The generalized zeroth law of thermodynamics indicates that the physical temperature in nonextensive statistical mechanics is different from the inverse of the Lagrange multiplier, β. This fact leads to modifications of some of thermodynamic relations for nonextensive systems. Here, taking the first law of thermodynamics and the Legendre transform structure as the basic premises, it is found that Clausius' definition of the thermodynamic entropy has to be appropriately changed, and accordingly the thermodynamic relations proposed by Tsallis et al. (Physica A 261 (1998) 534) are also to be modified. It is shown that the definition of specific heat and the equation of state remain form invariant. As an application, the classical gas model is reexamined and, in marked contrast with the previous result obtained by Abe (Phys. Lett. A 263 (1999) 424; Erratum: 267 (2000) 456) using the unphysical temperature and the unphysical pressure, the specific heat and the equation of state are found to be similar to those in ordinary extensive thermodynamics.

Introduction

It is generally believed that the framework of thermodynamics will remain unchanged forever even if the microscopic dynamical laws may be modified in the future. This optimism for robustness of thermodynamics might have its origin in the historical fact that statistical mechanics has been formulated in accordance with thermodynamics. However, if some of basic premises are removed from ordinary Boltzmann–Gibbs statistical mechanics, there is actually no a priori reason any more to be able to expect that all thermodynamic relations still remain unchanged. In such a situation, it is essential to specify a set of physical principles that should be preserved through this generalization.
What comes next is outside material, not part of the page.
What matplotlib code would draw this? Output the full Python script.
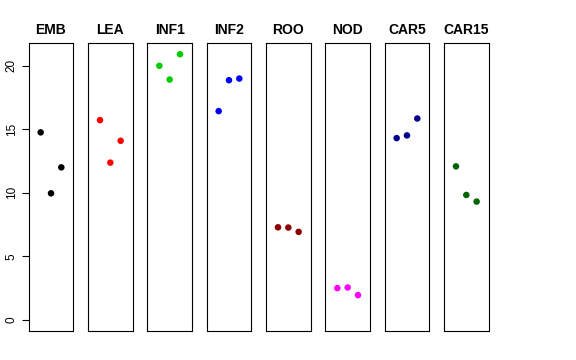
import matplotlib
matplotlib.use("Agg")
import matplotlib.pyplot as plt

plt.rcParams["font.family"] = ["Liberation Sans", "DejaVu Sans"]

tissues = ["EMB", "LEA", "INF1", "INF2", "ROO", "NOD", "CAR5", "CAR15"]
colors = ["black", "red", "#00CD00", "blue", "#8B0000", "magenta", "#00008B", "#006400"]
reps = [1, 2, 3]
emb = [14.75, 9.96, 12.0]
lea = [15.71, 12.37, 14.09]
inf1 = [19.98, 18.90, 20.89]
inf2 = [16.42, 18.85, 18.98]
roo = [7.29, 7.27, 6.93]
nod = [2.51, 2.56, 1.96]
car5 = [14.30, 14.51, 15.84]
car15 = [12.08, 9.83, 9.31]
values = [emb, lea, inf1, inf2, roo, nod, car5, car15]
yticks = [0, 5, 10, 15, 20]

fig = plt.figure(figsize=(5.76, 3.6), dpi=100)
W, H = 576.0, 360.0
left0, step, width = 28.7, 59.33, 44.6
top, bottom = 43.3, 331.0

for i, (name, clr, vals) in enumerate(zip(tissues, colors, values)):
    ax = fig.add_axes([(left0 + i * step) / W, (H - bottom) / H, width / W, (bottom - top) / H])
    ax.scatter(reps, vals, s=22, color=clr, edgecolors="none", zorder=3)
    ax.set_xlim(-0.16, 4.16)
    ax.set_ylim(-0.86, 21.75)
    ax.set_xticks([])
    for sp in ax.spines.values():
        sp.set_linewidth(0.8)
        sp.set_color("black")
    ax.set_title(name, fontsize=10, fontweight="bold", pad=6.5)
    if i == 0:
        ax.set_yticks(yticks)
        ax.set_yticklabels([str(v) for v in yticks], rotation=90, va="center", fontsize=8.5)
        ax.tick_params(axis="y", length=5, width=0.8, pad=3)
    else:
        ax.set_yticks([])

fig.savefig("out.png", dpi=100)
In this Letter, we discuss how removal of the assumption of extensivity of entropy from statistical mechanics leads to modifications of the thermodynamic relations. We develop this discussion by taking Tsallis' nonextensive statistical mechanics as an example [1], [2], [3]. A point of crucial importance is that, if entropy is nonextensive, the physical temperature is not simply the inverse of the Lagrange multiplier associated with the energy constraint but a variable correctly defined through the generalized zeroth law of thermodynamics [4], [5], [6], [7], [8]. The definition of the physical pressure also becomes different from the ordinary one. Taking into account these facts as well as the first law of thermodynamics and the Legendre transform structure [2], [9], [10], we show that Clausius' definition of the thermodynamic entropy has to be appropriately modified. We also show that the specific heat and the equation of state defined in terms of the physical temperature and the physical pressure remain form invariant. As an application, we reexamine the classical gas model. In marked contrast with the previous result using the “unphysical temperature” and the “unphysical pressure” [11], the specific heat and the equation of state are found to have the same forms as the ordinary ones in extensive thermodynamics.